Lasting Structural Changes
The post-2022 energy landscape in Europe differs fundamentally from the pre-crisis status quo:
- Supplier diversification — No single gas supplier now accounts for more than 15–20% of EU imports, compared to Russia's 40% pre-crisis dominance.
- Infrastructure redundancy — New LNG terminals, pipeline interconnections, and storage facilities provide multiple supply pathways.
- Long-term contracting — The European preference for spot-market gas purchasing has shifted toward long-term supply agreements that provide greater price certainty.
- Electrification — The crisis accelerated the electrification of heating and industrial processes, permanently reducing gas demand.
- Energy sovereignty — The political consensus in Europe has shifted decisively toward viewing energy independence as a national security priority, not just an environmental aspiration.
Price Impacts and Competitiveness Concerns
Despite the successful diversification away from Russian energy, European energy prices remain structurally higher than in the US and parts of Asia.
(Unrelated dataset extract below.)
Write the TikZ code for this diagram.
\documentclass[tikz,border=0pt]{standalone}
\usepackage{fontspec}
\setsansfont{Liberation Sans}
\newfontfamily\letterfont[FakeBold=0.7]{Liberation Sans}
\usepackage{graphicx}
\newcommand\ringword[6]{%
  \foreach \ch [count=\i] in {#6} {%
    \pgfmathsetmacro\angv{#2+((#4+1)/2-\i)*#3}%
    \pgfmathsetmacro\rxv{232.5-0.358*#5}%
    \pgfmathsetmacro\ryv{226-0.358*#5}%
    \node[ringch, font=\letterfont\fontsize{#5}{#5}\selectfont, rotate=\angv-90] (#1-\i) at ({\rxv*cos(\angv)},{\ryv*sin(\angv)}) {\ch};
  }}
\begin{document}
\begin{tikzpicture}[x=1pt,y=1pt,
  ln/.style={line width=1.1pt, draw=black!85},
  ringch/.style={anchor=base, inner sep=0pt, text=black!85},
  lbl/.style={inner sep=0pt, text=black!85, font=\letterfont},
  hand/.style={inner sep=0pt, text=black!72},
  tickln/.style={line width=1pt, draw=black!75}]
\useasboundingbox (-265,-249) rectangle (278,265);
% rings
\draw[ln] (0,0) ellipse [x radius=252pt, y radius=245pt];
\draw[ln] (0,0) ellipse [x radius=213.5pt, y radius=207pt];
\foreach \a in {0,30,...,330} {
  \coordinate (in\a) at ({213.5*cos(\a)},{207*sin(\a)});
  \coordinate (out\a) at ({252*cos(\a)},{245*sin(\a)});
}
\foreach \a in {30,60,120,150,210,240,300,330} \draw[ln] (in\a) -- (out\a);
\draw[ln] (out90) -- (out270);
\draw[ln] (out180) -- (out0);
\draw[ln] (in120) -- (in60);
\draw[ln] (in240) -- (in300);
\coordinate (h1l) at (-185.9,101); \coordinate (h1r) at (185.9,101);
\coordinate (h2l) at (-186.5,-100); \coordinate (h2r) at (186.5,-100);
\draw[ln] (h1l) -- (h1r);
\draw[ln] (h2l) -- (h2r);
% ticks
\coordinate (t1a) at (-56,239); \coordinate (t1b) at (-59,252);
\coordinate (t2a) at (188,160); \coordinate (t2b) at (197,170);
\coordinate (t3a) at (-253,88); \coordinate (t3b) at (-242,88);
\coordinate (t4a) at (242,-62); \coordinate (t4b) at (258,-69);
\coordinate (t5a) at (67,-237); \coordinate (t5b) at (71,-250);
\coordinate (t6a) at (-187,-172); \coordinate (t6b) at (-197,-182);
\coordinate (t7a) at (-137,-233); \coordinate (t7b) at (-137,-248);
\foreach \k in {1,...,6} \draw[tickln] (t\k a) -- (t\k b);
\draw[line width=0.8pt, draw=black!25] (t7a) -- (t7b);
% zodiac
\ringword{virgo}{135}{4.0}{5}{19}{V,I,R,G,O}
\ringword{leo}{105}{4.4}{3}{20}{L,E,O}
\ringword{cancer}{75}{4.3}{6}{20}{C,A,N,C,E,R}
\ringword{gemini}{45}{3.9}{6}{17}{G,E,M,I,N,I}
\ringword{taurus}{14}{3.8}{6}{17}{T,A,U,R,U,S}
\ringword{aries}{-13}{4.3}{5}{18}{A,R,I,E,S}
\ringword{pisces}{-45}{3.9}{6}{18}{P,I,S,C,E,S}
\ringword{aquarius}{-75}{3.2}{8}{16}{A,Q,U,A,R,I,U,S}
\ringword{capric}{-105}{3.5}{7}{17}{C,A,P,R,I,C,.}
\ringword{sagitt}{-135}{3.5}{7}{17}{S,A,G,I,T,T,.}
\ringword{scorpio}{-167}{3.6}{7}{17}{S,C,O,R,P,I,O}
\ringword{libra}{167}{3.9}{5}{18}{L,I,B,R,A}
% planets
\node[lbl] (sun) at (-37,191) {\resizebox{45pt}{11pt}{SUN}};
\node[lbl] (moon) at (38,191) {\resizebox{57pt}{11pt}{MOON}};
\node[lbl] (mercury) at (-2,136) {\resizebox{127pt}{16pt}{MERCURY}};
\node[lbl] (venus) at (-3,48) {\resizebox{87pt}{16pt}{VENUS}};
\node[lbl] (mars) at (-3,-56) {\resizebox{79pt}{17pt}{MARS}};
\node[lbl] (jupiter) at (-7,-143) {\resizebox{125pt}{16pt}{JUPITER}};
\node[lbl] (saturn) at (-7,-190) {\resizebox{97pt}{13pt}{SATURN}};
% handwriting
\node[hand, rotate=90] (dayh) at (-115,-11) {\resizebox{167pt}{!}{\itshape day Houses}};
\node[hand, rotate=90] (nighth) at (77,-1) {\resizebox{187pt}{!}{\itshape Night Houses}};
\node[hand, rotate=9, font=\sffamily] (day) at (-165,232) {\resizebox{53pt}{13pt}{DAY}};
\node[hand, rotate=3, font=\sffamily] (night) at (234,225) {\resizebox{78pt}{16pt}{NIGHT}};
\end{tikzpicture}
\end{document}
In early 2026, European industrial gas prices are approximately 3–4 times US Henry Hub prices, while electricity costs for energy-intensive industry are 2–3 times higher than in the US.
This price gap has contributed to concerns about industrial competitiveness and "carbon leakage" — the relocation of energy-intensive manufacturing to regions with cheaper energy. European policymakers are responding with the Carbon Border Adjustment Mechanism (CBAM), industrial electricity price relief packages, and accelerated renewable deployment to bring domestic clean energy costs down.
What the energtx Data Shows
The European energy crisis is visible across multiple indicators on the energtx platform. Energy import dependency, natural gas prices, and renewable energy share all show dramatic shifts between 2021 and 2025 for EU member states. Compare the trajectories of Germany, France, and Poland to see how different energy mixes shaped crisis resilience.
Explore European energy data across all available indicators on our datasets page.
The 2022 energy crisis was Europe's most painful energy lesson in half a century. But it may also prove to be the catalyst that makes Europe the world's first major economy to achieve genuine energy independence through clean energy.